*Written request*:
Skip all pictures. Write out the data below from its first line through the line that contains "import pandas as pd".

*Collected material*:

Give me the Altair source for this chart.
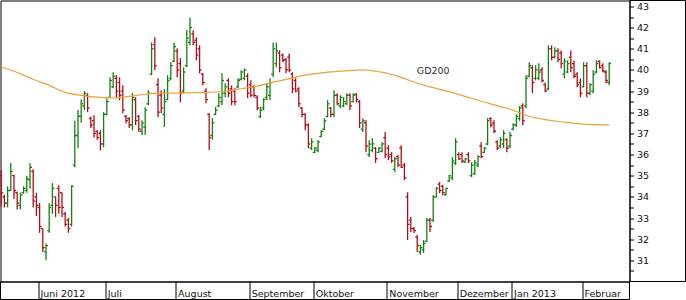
import altair as alt
import pandas as pd

# ---------------- data ----------------
opens = (
    [35.0, 34.0, 33.7, 34.3, 35.0, 34.2, 33.6, 34.2, 34.3, 34.8, 35.2, 34.0]
    + [33.5, 32.5, 31.4, 32.4, 33.6, 34.0, 34.4, 34.2, 33.2, 32.9, 32.7, 35.5, 36.9, 37.8, 38.3, 38.8, 37.7, 37.6, 37.1, 37.0, 36.5]
    + [37.9, 38.7, 39.2, 39.6, 39.4, 39.0, 37.8, 37.7, 37.4, 38.6, 37.8, 37.1, 37.3, 38.4, 39.8, 41.2, 39.3, 38.8, 37.9, 38.6, 39.6, 40.4]
    + [40.9, 40.3, 39.0, 40.2, 41.3, 41.7, 41.4, 41.0, 39.8, 39.0, 37.9, 36.9, 37.9, 38.3, 38.5, 38.9, 39.5, 39.1, 39.0, 39.2, 39.55, 39.6, 39.7]
    + [39.3, 39.2, 38.7, 37.8, 38.2, 38.7, 38.8, 39.8, 40.3, 40.8, 40.7, 40.5, 40.6, 39.8, 39.5, 39.1, 38.2, 37.9, 37.4, 36.3]
    + [36.1, 36.2, 36.85, 37.2, 37.8, 38.2, 37.9, 38.8, 38.3, 38.3, 38.4, 38.8, 38.5, 38.85, 38.5, 37.2, 37.5, 36.0, 36.2, 36.3, 36.1, 36.15, 36.8]
    + [36.3, 36.0, 35.3, 35.9, 36.3, 35.5, 34.0, 32.9, 32.5, 32.1, 31.4, 31.5, 31.9, 32.9, 32.9, 34.0, 34.6, 34.5, 34.1, 34.75, 34.9, 35.6]
    + [36.0, 36.0, 35.65, 36.0, 35.0, 35.1, 35.5, 36.4, 36.1, 36.5, 37.7, 37.5, 36.6, 36.4, 36.5, 36.7, 36.4]
    + [37.2, 37.4, 37.7, 38.3, 38.3, 39.7, 40.1, 39.6, 39.6, 40.0, 39.3, 39.1, 41.0, 40.6, 40.9, 40.8, 39.8, 39.9, 40.6, 40.3, 39.8, 39.4]
    + [39.2, 40.2, 38.9, 39.0, 39.9, 40.4, 40.2, 39.9, 39.4]
)
highs = (
    [35.26, 34.1, 34.5, 35.6, 35.05, 34.25, 34.2, 34.5, 35.0, 35.6, 35.3, 34.2]
    + [33.7, 32.5, 31.8, 33.7, 34.65, 34.0, 34.55, 34.2, 33.3, 33.0, 34.55, 37.6, 38.1, 38.6, 39.0, 38.9, 37.8, 37.86, 37.15, 37.15, 38.0]
    + [38.66, 39.65, 39.89, 39.75, 39.65, 39.27, 37.86, 37.76, 38.9, 38.71, 37.86, 37.62, 38.24, 39.04, 41.3, 41.54, 39.6, 39.04, 39.1, 39.75, 40.36, 41.3]
    + [41.02, 40.55, 40.12, 41.87, 42.48, 41.87, 41.54, 41.16, 39.84, 39.13, 37.95, 37.72, 38.24, 38.9, 39.84, 39.37, 39.6, 39.27, 39.13, 39.6, 39.98, 40.07, 39.84]
    + [39.51, 39.27, 38.8, 38.24, 38.66, 39.37, 39.6, 41.3, 41.3, 40.92, 40.78, 40.55, 40.78, 39.89, 39.6, 39.18, 38.24, 37.95, 37.48, 36.77]
    + [36.35, 36.68, 37.15, 37.72, 38.57, 38.24, 39.04, 38.9, 38.8, 38.71, 38.9, 38.9, 38.9, 38.9, 38.57, 37.72, 37.62, 36.68, 36.77, 36.35, 36.35, 36.58, 37.06]
    + [36.44, 36.11, 35.88, 35.97, 36.44, 35.6, 34.22, 33.05, 32.57, 32.2, 31.73, 31.96, 33.0, 33.0, 34.08, 34.46, 34.7, 34.56, 34.42, 35.03, 35.88, 36.77]
    + [36.11, 36.11, 35.83, 36.11, 35.64, 35.74, 35.97, 36.58, 36.35, 37.72, 37.76, 37.62, 36.68, 36.82, 37.15, 36.77, 37.06]
    + [37.48, 37.9, 38.3, 38.42, 39.75, 40.36, 40.22, 40.22, 40.31, 40.12, 39.41, 41.16, 41.16, 41.07, 41.02, 40.92, 40.55, 40.45, 40.92, 40.45, 39.89, 39.6]
    + [40.36, 40.36, 39.37, 39.98, 40.45, 40.45, 40.31, 39.98, 40.36]
)
lows = (
    [33.55, 33.5, 33.5, 34.3, 33.9, 33.4, 33.4, 34.15, 34.2, 34.4, 33.5, 33.1]
    + [32.3, 31.4, 31.0, 32.3, 33.2, 33.05, 33.2, 33.05, 32.6, 32.3, 32.6, 35.4, 36.3, 37.5, 38.1, 38.0, 37.25, 36.8, 36.7, 36.2, 36.35]
    + [37.86, 38.66, 39.13, 38.71, 38.57, 37.95, 37.48, 37.25, 37.15, 37.39, 37.06, 36.92, 36.92, 38.33, 39.75, 39.98, 37.76, 37.95, 37.3, 38.57, 39.51, 40.36]
    + [39.65, 38.47, 38.9, 40.12, 41.16, 41.16, 40.45, 39.84, 39.27, 38.42, 36.21, 36.7, 37.86, 38.24, 38.33, 38.71, 38.71, 38.33, 38.33, 39.13, 39.51, 39.51, 38.66]
    + [38.71, 38.71, 38.09, 37.72, 38.09, 38.57, 38.57, 39.65, 40.12, 39.89, 40.36, 39.84, 39.89, 38.9, 38.94, 38.24, 37.76, 37.15, 36.3, 36.21]
    + [36.07, 36.11, 36.82, 37.15, 37.76, 37.76, 37.76, 38.33, 38.19, 38.24, 38.33, 38.09, 38.47, 38.47, 37.25, 37.06, 36.11, 35.88, 36.11, 35.6, 36.07, 36.11, 35.83]
    + [35.74, 35.6, 35.17, 35.4, 35.36, 34.79, 31.96, 32.34, 32.29, 31.4, 31.26, 31.35, 31.87, 32.34, 32.81, 33.99, 34.18, 34.08, 34.08, 34.7, 34.79, 35.5]
    + [35.74, 35.6, 35.6, 35.6, 34.93, 35.03, 35.4, 35.83, 36.07, 36.44, 37.29, 37.01, 36.21, 36.3, 36.3, 36.11, 36.3]
    + [37.15, 37.3, 37.6, 37.39, 38.19, 39.65, 38.9, 39.51, 39.51, 39.41, 38.94, 39.04, 40.45, 40.55, 40.36, 40.07, 39.6, 39.84, 39.89, 39.6, 39.18, 38.71]
    + [39.18, 38.71, 38.8, 38.9, 39.84, 40.07, 39.89, 39.37, 39.27]
)
closes = (
    [34.2, 33.7, 34.3, 35.2, 34.3, 33.7, 34.1, 34.4, 34.85, 35.4, 33.8, 33.6]
    + [32.6, 31.6, 31.7, 33.5, 34.4, 33.6, 33.5, 33.5, 32.7, 32.5, 34.5, 36.9, 37.8, 38.4, 38.9, 38.2, 37.4, 37.0, 36.8, 36.5, 37.9]
    + [38.5, 39.5, 39.7, 39.0, 38.8, 38.1, 37.6, 37.4, 38.7, 37.6, 37.2, 37.5, 38.1, 38.9, 41.0, 40.2, 38.0, 38.2, 38.5, 39.5, 40.2, 41.1]
    + [40.0, 38.9, 39.9, 41.5, 42.0, 41.3, 40.7, 40.0, 39.4, 38.6, 36.8, 37.5, 38.1, 38.7, 39.5, 39.2, 38.9, 38.5, 38.5, 39.5, 39.9, 40.0, 38.9]
    + [38.8, 38.8, 38.2, 38.1, 38.6, 39.2, 39.4, 41.0, 40.9, 40.1, 40.45, 40.0, 40.0, 39.1, 39.0, 38.4, 37.9, 37.4, 36.5, 36.6]
    + [36.3, 36.6, 37.1, 37.6, 38.4, 37.9, 38.8, 38.4, 38.7, 38.5, 38.8, 38.3, 38.8, 38.6, 37.5, 37.6, 36.4, 36.5, 36.5, 35.8, 36.3, 36.5, 36.0]
    + [35.9, 35.7, 35.8, 35.5, 35.4, 34.9, 32.7, 32.5, 32.4, 31.7, 31.6, 31.8, 32.9, 32.6, 34.0, 34.4, 34.3, 34.2, 34.4, 35.0, 35.7, 36.6]
    + [35.8, 35.7, 35.8, 35.7, 35.5, 35.6, 35.9, 35.9, 36.3, 37.6, 37.4, 37.1, 36.3, 36.7, 37.0, 36.3, 36.9]
    + [37.4, 37.8, 38.2, 37.6, 39.6, 40.2, 39.4, 40.0, 39.9, 39.5, 39.0, 41.0, 40.6, 40.9, 40.5, 40.3, 40.4, 40.3, 40.1, 39.7, 39.3, 38.9]
    + [40.2, 38.9, 39.3, 39.8, 40.3, 40.1, 39.95, 39.5, 40.3]
)

month_labels = ["Juni 2012", "Juli", "August", "September", "Oktober",
                "November", "Dezember", "Jan 2013", "Februar"]
month_first_bar = [12, 33, 55, 78, 98, 121, 143, 160, 182]

gd_bar = [0, 5, 10, 15, 20, 25, 30, 35, 40, 45, 50, 55, 60, 65, 70, 75, 80, 85, 90, 95,
          100, 105, 110, 113, 115, 120, 125, 130, 135, 140, 145, 150, 155, 160, 165,
          170, 175, 180, 185, 190]
gd_val = [40.15, 39.88, 39.56, 39.27, 38.94, 38.8, 38.71, 38.68, 38.75, 38.85, 38.9,
          38.9, 38.92, 38.94, 38.99, 39.11, 39.23, 39.42, 39.58, 39.75, 39.86, 39.93,
          39.98, 40.0, 39.98, 39.86, 39.65, 39.37, 39.16, 38.97, 38.75, 38.52, 38.31,
          38.09, 37.81, 37.65, 37.55, 37.46, 37.41, 37.4]

gd_label = "GD200"
gd_label_bar = 135
gd_label_price = 39.93

# ---------------- styling ----------------
GREEN = "#138013"
RED = "#b00d18"
ORANGE = "#eea237"
FONT = "DejaVu Sans"

W, H = 629, 281

df = pd.DataFrame({"i": list(range(len(opens))), "open": opens, "high": highs,
                   "low": lows, "close": closes})
df["dir"] = ["up" if c >= o else "down" for o, c in zip(opens, closes)]
gd = pd.DataFrame({"i": gd_bar, "v": gd_val})
lab = pd.DataFrame({"i": [gd_label_bar], "v": [gd_label_price], "t": [gd_label]})

sep_vals = [b - 0.5 for b in month_first_bar]
expr = "''"
for v, name in reversed(list(zip(sep_vals, month_labels))):
    expr = f"datum.value == {v} ? '{name}' : ({expr})"

xscale = alt.Scale(domain=[-0.21875, 196.34375], nice=False, zero=False)
yscale = alt.Scale(domain=[30.0, 43.28], nice=False, zero=False)

ytick_vals = [30.5 + 0.5 * k for k in range(26)]

xaxis = alt.Axis(values=sep_vals, tickCount=50, labelExpr=expr, tickSize=18,
                 tickColor="black", tickWidth=1, domainColor="black", labelAlign="left",
                 labelOffset=2, labelBaseline="alphabetic", labelPadding=-3,
                 labelFont=FONT, labelFontSize=9.5, labelColor="#111",
                 labelOverlap=False, labelFlush=False, grid=False, title=None)
yaxis = alt.Axis(orient="right", values=ytick_vals, tickCount=100,
                 labelExpr="datum.value % 1 == 0 ? format(datum.value, 'd') : ''",
                 tickSize=4, tickColor="black", domainColor="black", labelPadding=3,
                 labelFont=FONT, labelFontSize=9.5, labelColor="#111",
                 labelOverlap=False, labelFlush=False, grid=False, title=None)

color = alt.Color("dir:N", scale=alt.Scale(domain=["up", "down"], range=[GREEN, RED]),
                  legend=None)

SW = 1.3
base = alt.Chart(df)
hl = base.mark_rule(strokeWidth=SW).encode(
    x=alt.X("i:Q", scale=xscale, axis=xaxis),
    y=alt.Y("low:Q", scale=yscale, axis=yaxis),
    y2="high:Q",
    color=color,
)
op = base.mark_rule(strokeWidth=SW, xOffset=-2).encode(
    x="i:Q", x2="i:Q", y="open:Q", color=color)
cl = base.mark_rule(strokeWidth=SW, x2Offset=2).encode(
    x="i:Q", x2="i:Q", y="close:Q", color=color)

line = alt.Chart(gd).mark_line(color=ORANGE, strokeWidth=1.2, interpolate="monotone").encode(
    x="i:Q", y="v:Q")
text = alt.Chart(lab).mark_text(font=FONT, fontSize=9.5, color="#333", align="center",
                                baseline="middle").encode(x="i:Q", y="v:Q", text="t:N")

one = pd.DataFrame({"a": [0]})
def rule(**kw):
    return alt.Chart(one).mark_rule(color="black", strokeWidth=1).encode(**kw)

frame = [
    rule(x=alt.value(W), x2=alt.value(W + 56), y=alt.value(0)),
    rule(x=alt.value(W + 56), y=alt.value(0), y2=alt.value(H)),
    rule(x=alt.value(W), x2=alt.value(W + 56), y=alt.value(H)),
    rule(x=alt.value(0), x2=alt.value(W), y=alt.value(H + 18)),
    rule(x=alt.value(0), y=alt.value(H), y2=alt.value(H + 18)),
    rule(x=alt.value(W), y=alt.value(H), y2=alt.value(H + 18)),
]

chart = alt.layer(hl, op, cl, line, text, *frame).properties(
    width=W, height=H,
    autosize=alt.AutoSizeParams(type="none"),
    padding={"left": 0.5, "top": 0.5, "right": 56.5, "bottom": 18.5},
    background="white",
).configure_view(stroke="black", strokeWidth=1)

chart.save("out.html", embed_options={"renderer": "svg", "actions": False})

*Answer to this task*:
Give me the Altair source for this chart.
import altair as alt
import pandas as pd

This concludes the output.